REQUIREMENT
Copy the data precisely, character for character, and leave out every picture.

DATA EXTRACT
-*-*-
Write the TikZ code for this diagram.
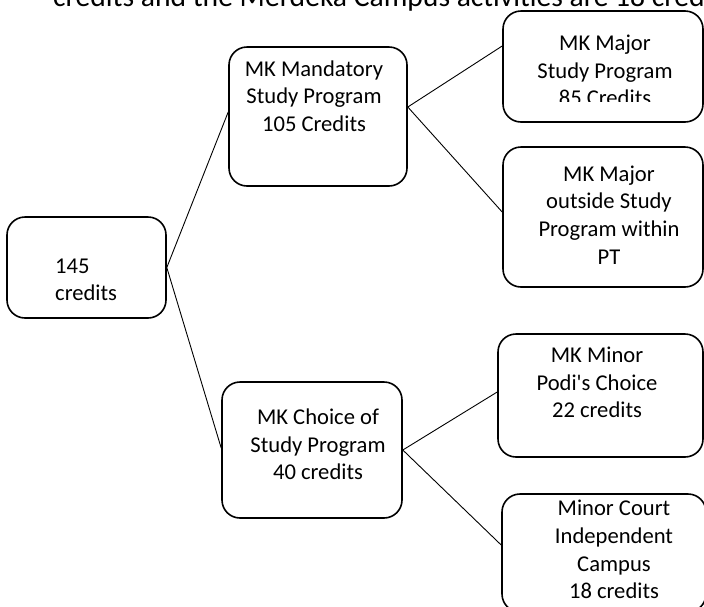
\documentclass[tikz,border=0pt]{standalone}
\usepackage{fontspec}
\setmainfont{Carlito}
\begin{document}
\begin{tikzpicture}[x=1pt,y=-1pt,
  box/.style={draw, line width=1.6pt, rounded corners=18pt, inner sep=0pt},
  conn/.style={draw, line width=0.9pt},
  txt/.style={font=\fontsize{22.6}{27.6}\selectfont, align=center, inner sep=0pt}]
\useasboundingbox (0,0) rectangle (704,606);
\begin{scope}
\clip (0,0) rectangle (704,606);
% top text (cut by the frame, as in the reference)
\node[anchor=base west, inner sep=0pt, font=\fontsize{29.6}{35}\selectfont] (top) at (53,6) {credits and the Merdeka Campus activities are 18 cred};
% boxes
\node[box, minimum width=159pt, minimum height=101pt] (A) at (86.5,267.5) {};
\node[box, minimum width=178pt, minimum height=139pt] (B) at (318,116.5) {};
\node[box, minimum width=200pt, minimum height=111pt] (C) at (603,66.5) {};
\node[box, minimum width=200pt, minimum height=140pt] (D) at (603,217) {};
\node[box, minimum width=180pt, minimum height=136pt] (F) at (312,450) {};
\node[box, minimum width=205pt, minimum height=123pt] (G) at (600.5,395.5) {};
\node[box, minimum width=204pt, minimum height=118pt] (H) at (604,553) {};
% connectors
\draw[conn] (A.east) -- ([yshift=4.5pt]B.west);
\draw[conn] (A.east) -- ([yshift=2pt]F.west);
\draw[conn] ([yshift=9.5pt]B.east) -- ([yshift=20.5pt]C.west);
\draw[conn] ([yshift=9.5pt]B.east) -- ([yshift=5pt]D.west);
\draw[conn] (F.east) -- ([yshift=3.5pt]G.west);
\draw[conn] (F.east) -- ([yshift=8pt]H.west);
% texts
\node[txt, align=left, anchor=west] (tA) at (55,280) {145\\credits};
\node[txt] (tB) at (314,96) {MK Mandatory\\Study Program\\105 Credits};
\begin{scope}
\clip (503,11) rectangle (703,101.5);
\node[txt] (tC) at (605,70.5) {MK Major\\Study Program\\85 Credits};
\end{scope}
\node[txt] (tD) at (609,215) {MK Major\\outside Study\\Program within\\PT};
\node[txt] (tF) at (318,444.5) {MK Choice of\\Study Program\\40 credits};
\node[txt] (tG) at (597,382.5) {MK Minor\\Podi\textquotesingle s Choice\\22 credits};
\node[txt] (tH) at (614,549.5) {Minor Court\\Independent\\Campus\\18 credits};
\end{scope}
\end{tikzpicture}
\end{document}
-*-*-
ANSWER IN FULL
Write the TikZ code for this diagram.
\documentclass[tikz,border=0pt]{standalone}
\usepackage{fontspec}
\setmainfont{Carlito}
\begin{document}
\begin{tikzpicture}[x=1pt,y=-1pt,
  box/.style={draw, line width=1.6pt, rounded corners=18pt, inner sep=0pt},
  conn/.style={draw, line width=0.9pt},
  txt/.style={font=\fontsize{22.6}{27.6}\selectfont, align=center, inner sep=0pt}]
\useasboundingbox (0,0) rectangle (704,606);
\begin{scope}
\clip (0,0) rectangle (704,606);
% top text (cut by the frame, as in the reference)
\node[anchor=base west, inner sep=0pt, font=\fontsize{29.6}{35}\selectfont] (top) at (53,6) {credits and the Merdeka Campus activities are 18 cred};
% boxes
\node[box, minimum width=159pt, minimum height=101pt] (A) at (86.5,267.5) {};
\node[box, minimum width=178pt, minimum height=139pt] (B) at (318,116.5) {};
\node[box, minimum width=200pt, minimum height=111pt] (C) at (603,66.5) {};
\node[box, minimum width=200pt, minimum height=140pt] (D) at (603,217) {};
\node[box, minimum width=180pt, minimum height=136pt] (F) at (312,450) {};
\node[box, minimum width=205pt, minimum height=123pt] (G) at (600.5,395.5) {};
\node[box, minimum width=204pt, minimum height=118pt] (H) at (604,553) {};
% connectors
\draw[conn] (A.east) -- ([yshift=4.5pt]B.west);
\draw[conn] (A.east) -- ([yshift=2pt]F.west);
\draw[conn] ([yshift=9.5pt]B.east) -- ([yshift=20.5pt]C.west);
\draw[conn] ([yshift=9.5pt]B.east) -- ([yshift=5pt]D.west);
\draw[conn] (F.east) -- ([yshift=3.5pt]G.west);
\draw[conn] (F.east) -- ([yshift=8pt]H.west);
% texts
\node[txt, align=left, anchor=west] (tA) at (55,280) {145\\credits};
\node[txt] (tB) at (314,96) {MK Mandatory\\Study Program\\105 Credits};
\begin{scope}
\clip (503,11) rectangle (703,101.5);
\node[txt] (tC) at (605,70.5) {MK Major\\Study Program\\85 Credits};
\end{scope}
\node[txt] (tD) at (609,215) {MK Major\\outside Study\\Program within\\PT};
\node[txt] (tF) at (318,444.5) {MK Choice of\\Study Program\\40 credits};
\node[txt] (tG) at (597,382.5) {MK Minor\\Podi\textquotesingle s Choice\\22 credits};
\node[txt] (tH) at (614,549.5) {Minor Court\\Independent\\Campus\\18 credits};
\end{scope}
\end{tikzpicture}
\end{document}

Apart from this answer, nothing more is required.